------ Available data

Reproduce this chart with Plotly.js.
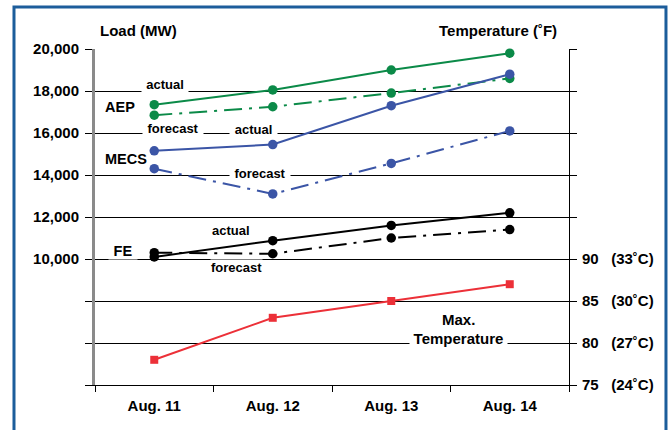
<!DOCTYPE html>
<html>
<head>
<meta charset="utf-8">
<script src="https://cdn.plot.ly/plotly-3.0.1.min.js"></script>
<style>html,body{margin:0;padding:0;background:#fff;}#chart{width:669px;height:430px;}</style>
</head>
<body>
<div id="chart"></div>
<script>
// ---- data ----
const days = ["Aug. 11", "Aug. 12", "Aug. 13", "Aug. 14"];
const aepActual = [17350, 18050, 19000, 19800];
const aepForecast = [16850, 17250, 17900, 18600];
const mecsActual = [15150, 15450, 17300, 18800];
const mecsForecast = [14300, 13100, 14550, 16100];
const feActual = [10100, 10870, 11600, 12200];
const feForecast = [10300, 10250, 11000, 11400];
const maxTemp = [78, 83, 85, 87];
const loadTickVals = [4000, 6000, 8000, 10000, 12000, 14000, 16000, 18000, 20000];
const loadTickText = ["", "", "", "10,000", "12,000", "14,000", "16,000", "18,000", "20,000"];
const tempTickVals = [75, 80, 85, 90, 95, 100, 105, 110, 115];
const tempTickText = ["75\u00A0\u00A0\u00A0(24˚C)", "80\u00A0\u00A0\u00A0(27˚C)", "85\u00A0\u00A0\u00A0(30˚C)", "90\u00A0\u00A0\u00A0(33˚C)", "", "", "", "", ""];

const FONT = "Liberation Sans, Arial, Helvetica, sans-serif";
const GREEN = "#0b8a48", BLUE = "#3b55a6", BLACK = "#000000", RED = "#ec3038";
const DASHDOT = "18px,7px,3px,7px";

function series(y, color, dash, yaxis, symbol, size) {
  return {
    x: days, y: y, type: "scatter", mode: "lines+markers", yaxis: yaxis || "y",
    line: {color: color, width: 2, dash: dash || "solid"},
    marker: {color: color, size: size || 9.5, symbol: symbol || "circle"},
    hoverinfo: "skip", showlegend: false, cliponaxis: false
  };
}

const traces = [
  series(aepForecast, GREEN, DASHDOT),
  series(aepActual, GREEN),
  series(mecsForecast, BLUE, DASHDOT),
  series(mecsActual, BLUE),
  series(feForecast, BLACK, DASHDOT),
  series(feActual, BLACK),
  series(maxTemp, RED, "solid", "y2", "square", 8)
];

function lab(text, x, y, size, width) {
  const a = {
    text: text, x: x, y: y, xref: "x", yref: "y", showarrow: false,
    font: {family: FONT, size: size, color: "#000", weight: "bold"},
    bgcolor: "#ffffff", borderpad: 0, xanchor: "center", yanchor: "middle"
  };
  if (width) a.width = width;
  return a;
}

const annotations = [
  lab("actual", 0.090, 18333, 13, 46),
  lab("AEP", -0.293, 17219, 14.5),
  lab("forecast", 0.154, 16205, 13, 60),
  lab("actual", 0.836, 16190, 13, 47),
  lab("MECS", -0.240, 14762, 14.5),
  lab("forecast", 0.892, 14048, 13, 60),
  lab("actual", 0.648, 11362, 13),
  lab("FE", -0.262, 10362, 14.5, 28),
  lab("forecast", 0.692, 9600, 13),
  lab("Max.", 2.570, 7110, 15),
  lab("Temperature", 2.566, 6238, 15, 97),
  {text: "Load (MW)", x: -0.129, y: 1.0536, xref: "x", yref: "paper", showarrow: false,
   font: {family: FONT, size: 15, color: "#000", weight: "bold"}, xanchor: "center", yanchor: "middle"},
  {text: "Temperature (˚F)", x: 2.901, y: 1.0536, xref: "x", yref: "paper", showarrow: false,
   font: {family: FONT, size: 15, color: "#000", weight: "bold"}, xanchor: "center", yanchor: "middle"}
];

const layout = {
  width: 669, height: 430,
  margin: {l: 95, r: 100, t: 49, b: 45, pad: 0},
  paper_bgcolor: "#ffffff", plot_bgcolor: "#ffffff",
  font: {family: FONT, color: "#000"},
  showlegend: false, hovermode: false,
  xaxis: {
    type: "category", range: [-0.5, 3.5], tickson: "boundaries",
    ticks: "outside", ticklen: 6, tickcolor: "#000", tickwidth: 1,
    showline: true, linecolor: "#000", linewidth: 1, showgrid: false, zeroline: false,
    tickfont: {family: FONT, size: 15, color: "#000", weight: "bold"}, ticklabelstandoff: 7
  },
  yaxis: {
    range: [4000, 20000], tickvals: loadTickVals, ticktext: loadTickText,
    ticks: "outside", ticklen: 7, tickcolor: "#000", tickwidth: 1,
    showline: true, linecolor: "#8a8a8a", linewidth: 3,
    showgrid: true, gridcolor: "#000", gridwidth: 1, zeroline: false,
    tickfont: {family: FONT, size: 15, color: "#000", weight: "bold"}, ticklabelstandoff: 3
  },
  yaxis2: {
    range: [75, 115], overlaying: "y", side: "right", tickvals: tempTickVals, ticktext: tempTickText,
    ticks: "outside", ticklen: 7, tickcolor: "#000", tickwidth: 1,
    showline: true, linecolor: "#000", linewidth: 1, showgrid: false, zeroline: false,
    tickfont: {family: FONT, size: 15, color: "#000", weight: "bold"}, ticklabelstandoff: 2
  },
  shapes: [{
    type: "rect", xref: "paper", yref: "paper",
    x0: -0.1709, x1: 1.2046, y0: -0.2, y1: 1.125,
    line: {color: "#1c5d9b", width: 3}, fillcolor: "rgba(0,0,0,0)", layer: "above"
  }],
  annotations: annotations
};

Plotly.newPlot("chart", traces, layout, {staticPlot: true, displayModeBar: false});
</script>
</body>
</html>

------------

▶ Required task:
Reproduce all of the data exactly; the pictures do not belong in the copy.

▶ Task response:
Reproduce this chart with Plotly.js.
<!DOCTYPE html>
<html>
<head>
<meta charset="utf-8">
<script src="https://cdn.plot.ly/plotly-3.0.1.min.js"></script>
<style>html,body{margin:0;padding:0;background:#fff;}#chart{width:669px;height:430px;}</style>
</head>
<body>
<div id="chart"></div>
<script>
// ---- data ----
const days = ["Aug. 11", "Aug. 12", "Aug. 13", "Aug. 14"];
const aepActual = [17350, 18050, 19000, 19800];
const aepForecast = [16850, 17250, 17900, 18600];
const mecsActual = [15150, 15450, 17300, 18800];
const mecsForecast = [14300, 13100, 14550, 16100];
const feActual = [10100, 10870, 11600, 12200];
const feForecast = [10300, 10250, 11000, 11400];
const maxTemp = [78, 83, 85, 87];
const loadTickVals = [4000, 6000, 8000, 10000, 12000, 14000, 16000, 18000, 20000];
const loadTickText = ["", "", "", "10,000", "12,000", "14,000", "16,000", "18,000", "20,000"];
const tempTickVals = [75, 80, 85, 90, 95, 100, 105, 110, 115];
const tempTickText = ["75\u00A0\u00A0\u00A0(24˚C)", "80\u00A0\u00A0\u00A0(27˚C)", "85\u00A0\u00A0\u00A0(30˚C)", "90\u00A0\u00A0\u00A0(33˚C)", "", "", "", "", ""];

const FONT = "Liberation Sans, Arial, Helvetica, sans-serif";
const GREEN = "#0b8a48", BLUE = "#3b55a6", BLACK = "#000000", RED = "#ec3038";
const DASHDOT = "18px,7px,3px,7px";

function series(y, color, dash, yaxis, symbol, size) {
  return {
    x: days, y: y, type: "scatter", mode: "lines+markers", yaxis: yaxis || "y",
    line: {color: color, width: 2, dash: dash || "solid"},
    marker: {color: color, size: size || 9.5, symbol: symbol || "circle"},
    hoverinfo: "skip", showlegend: false, cliponaxis: false
  };
}

const traces = [
  series(aepForecast, GREEN, DASHDOT),
  series(aepActual, GREEN),
  series(mecsForecast, BLUE, DASHDOT),
  series(mecsActual, BLUE),
  series(feForecast, BLACK, DASHDOT),
  series(feActual, BLACK),
  series(maxTemp, RED, "solid", "y2", "square", 8)
];

function lab(text, x, y, size, width) {
  const a = {
    text: text, x: x, y: y, xref: "x", yref: "y", showarrow: false,
    font: {family: FONT, size: size, color: "#000", weight: "bold"},
    bgcolor: "#ffffff", borderpad: 0, xanchor: "center", yanchor: "middle"
  };
  if (width) a.width = width;
  return a;
}

const annotations = [
  lab("actual", 0.090, 18333, 13, 46),
  lab("AEP", -0.293, 17219, 14.5),
  lab("forecast", 0.154, 16205, 13, 60),
  lab("actual", 0.836, 16190, 13, 47),
  lab("MECS", -0.240, 14762, 14.5),
  lab("forecast", 0.892, 14048, 13, 60),
  lab("actual", 0.648, 11362, 13),
  lab("FE", -0.262, 10362, 14.5, 28),
  lab("forecast", 0.692, 9600, 13),
  lab("Max.", 2.570, 7110, 15),
  lab("Temperature", 2.566, 6238, 15, 97),
  {text: "Load (MW)", x: -0.129, y: 1.0536, xref: "x", yref: "paper", showarrow: false,
   font: {family: FONT, size: 15, color: "#000", weight: "bold"}, xanchor: "center", yanchor: "middle"},
  {text: "Temperature (˚F)", x: 2.901, y: 1.0536, xref: "x", yref: "paper", showarrow: false,
   font: {family: FONT, size: 15, color: "#000", weight: "bold"}, xanchor: "center", yanchor: "middle"}
];

const layout = {
  width: 669, height: 430,
  margin: {l: 95, r: 100, t: 49, b: 45, pad: 0},
  paper_bgcolor: "#ffffff", plot_bgcolor: "#ffffff",
  font: {family: FONT, color: "#000"},
  showlegend: false, hovermode: false,
  xaxis: {
    type: "category", range: [-0.5, 3.5], tickson: "boundaries",
    ticks: "outside", ticklen: 6, tickcolor: "#000", tickwidth: 1,
    showline: true, linecolor: "#000", linewidth: 1, showgrid: false, zeroline: false,
    tickfont: {family: FONT, size: 15, color: "#000", weight: "bold"}, ticklabelstandoff: 7
  },
  yaxis: {
    range: [4000, 20000], tickvals: loadTickVals, ticktext: loadTickText,
    ticks: "outside", ticklen: 7, tickcolor: "#000", tickwidth: 1,
    showline: true, linecolor: "#8a8a8a", linewidth: 3,
    showgrid: true, gridcolor: "#000", gridwidth: 1, zeroline: false,
    tickfont: {family: FONT, size: 15, color: "#000", weight: "bold"}, ticklabelstandoff: 3
  },
  yaxis2: {
    range: [75, 115], overlaying: "y", side: "right", tickvals: tempTickVals, ticktext: tempTickText,
    ticks: "outside", ticklen: 7, tickcolor: "#000", tickwidth: 1,
    showline: true, linecolor: "#000", linewidth: 1, showgrid: false, zeroline: false,
    tickfont: {family: FONT, size: 15, color: "#000", weight: "bold"}, ticklabelstandoff: 2
  },
  shapes: [{
    type: "rect", xref: "paper", yref: "paper",
    x0: -0.1709, x1: 1.2046, y0: -0.2, y1: 1.125,
    line: {color: "#1c5d9b", width: 3}, fillcolor: "rgba(0,0,0,0)", layer: "above"
  }],
  annotations: annotations
};

Plotly.newPlot("chart", traces, layout, {staticPlot: true, displayModeBar: false});
</script>
</body>
</html>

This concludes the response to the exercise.